Examples of different results produced by the standard (Myers), minimal, patience and histogram diff algorithms

Solution 1:

I think there are multiple algorithms supported because none of the algorithms are clearly the best choice in all cases.

The differences are in readability of the patch output and processing time needed to generate the patch.

Summarizing, this is what I understand the differences are:

  • Myers: The original algorithm as implemented in xdiff (http://www.xmailserver.org/xdiff-lib.html and http://www.xmailserver.org/diff2.pdf), optimizing the 'edit distance' for changed lines.
  • Minimal: Myers plus trying to minimize the patch size.
  • Patience: Attempts to trade readability of the patch versus patch size and processing time.

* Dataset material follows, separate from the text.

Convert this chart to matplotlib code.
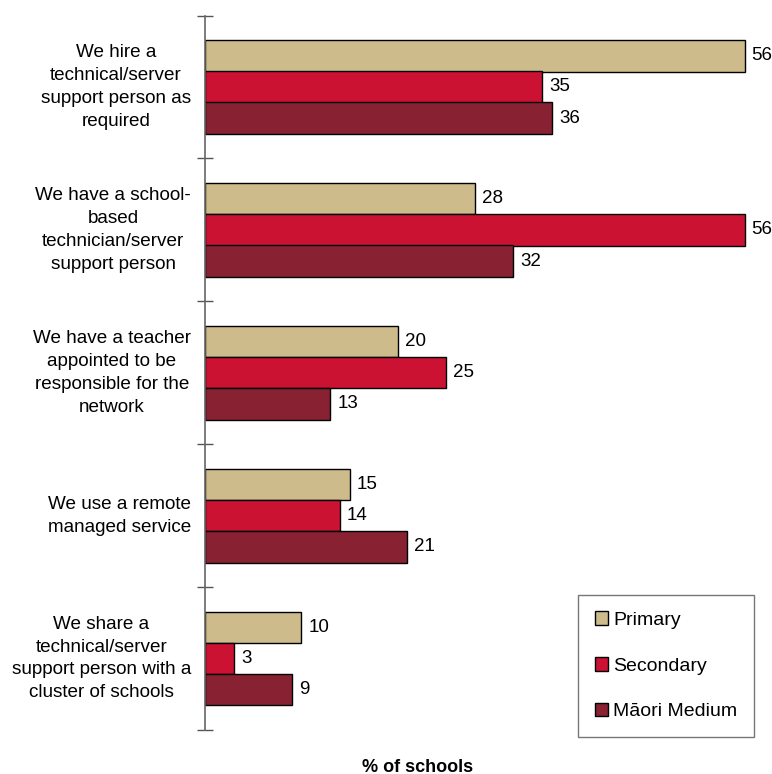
import numpy as np
import matplotlib.pyplot as plt
from matplotlib.patches import Patch

plt.rcParams['font.family'] = ['Liberation Sans', 'DejaVu Sans']

# survey responses, % of schools
categories = [
    "We hire a\ntechnical/server\nsupport person as\nrequired",
    "We have a school-\nbased\ntechnician/server\nsupport person",
    "We have a teacher\nappointed to be\nresponsible for the\nnetwork",
    "We use a remote\nmanaged service",
    "We share a\ntechnical/server\nsupport person with a\ncluster of schools",
]
series_names = ["Primary", "Secondary", "M\u0101ori Medium"]
primary = [56, 28, 20, 15, 10]
secondary = [35, 56, 25, 14, 3]
maori_medium = [36, 32, 13, 21, 9]
colours = ["#CDBB8B", "#CC1233", "#882132"]

W, H = 772, 774
fig = plt.figure(figsize=(W / 100, H / 100), dpi=100)
ax = fig.add_axes([205 / W, 44 / H, 559 / W, 714.5 / H])

fs = 13.5
bar_h = 0.22
offsets = [-0.218, 0.0, 0.218]
y = np.arange(len(categories)) + 0.5

for vals, off, col in zip([primary, secondary, maori_medium], offsets, colours):
    bars = ax.barh(y + off, vals, height=bar_h, color=col, edgecolor="black", linewidth=1.0)
    for b, v in zip(bars, vals):
        ax.annotate(str(v), (v, b.get_y() + b.get_height() / 2), xytext=(5, 0),
                    textcoords="offset points", ha="left", va="center", fontsize=fs)

ax.set_xlim(0, 58)
ax.set_ylim(len(categories), 0)
ax.set_yticks(np.arange(len(categories) + 1))
ax.set_yticklabels([])
ax.tick_params(axis="y", direction="inout", length=12, width=1, color="#555555")
ax.set_xticks([])
for s in ["top", "right", "bottom"]:
    ax.spines[s].set_visible(False)
ax.spines["left"].set_color("#666666")
ax.spines["left"].set_linewidth(1.2)

# category labels: right edge of each block at a fixed x, lines centred inside
for yy, lab in zip(y, categories):
    ax.text((191 - 205) / 559, yy, lab, transform=ax.get_yaxis_transform(),
            ha="right", va="center", multialignment="center", fontsize=13.6,
            linespacing=1.45)

fig.text(418 / W, 1 - 767 / H, "% of schools", ha="center", va="center",
         fontsize=13, fontweight="bold")

handles = [Patch(facecolor=c, edgecolor="black", linewidth=1.0) for c in colours]
leg = fig.legend(handles, series_names, loc="lower right",
                 bbox_to_anchor=(754 / W, 1 - 737 / H), fontsize=14,
                 frameon=True, fancybox=False, edgecolor="#555555",
                 handlelength=0.7, handleheight=0.7, handletextpad=0.25,
                 labelspacing=1.45, borderpad=0.85, borderaxespad=0)
leg.get_frame().set_linewidth(1.0)

fig.savefig("out.png", dpi=100)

See What is `git diff --patience` for? and http://bramcohen.livejournal.com/73318.html or http://alfedenzo.livejournal.com/170301.html for a description.
  • Histogram: Mainly created for speed. Faster than Myers and Patience, originally developed in jgit (http://eclipse.org/jgit/)

Here is a comparison of speed for Myers, patience, and histogram: http://marc.info/?l=git&m=133103975225142&w=2

Here is a comparison of diff output of Histogram vs Myers: http://marc.info/?l=git&m=138023003519837&w=2

Solution 2:

Although comparing only 2 algorithms: Myers and Histogram, it might help. A study by Nugroho et al. reveals the level of disagreement between both diff algorithms. The study performed 3 comparisons, namely metrics, SZZ algorithm, and patches. From the comparison of metrics and SZZ, we can see the high differences between Myers and Histogram in the number of different identified code changes. It is true that none of those diff's are incorrect in describing changes. However, from the manual patches comparison, the Histogram algorithm provides a reasonable diff output better in describing human change intention.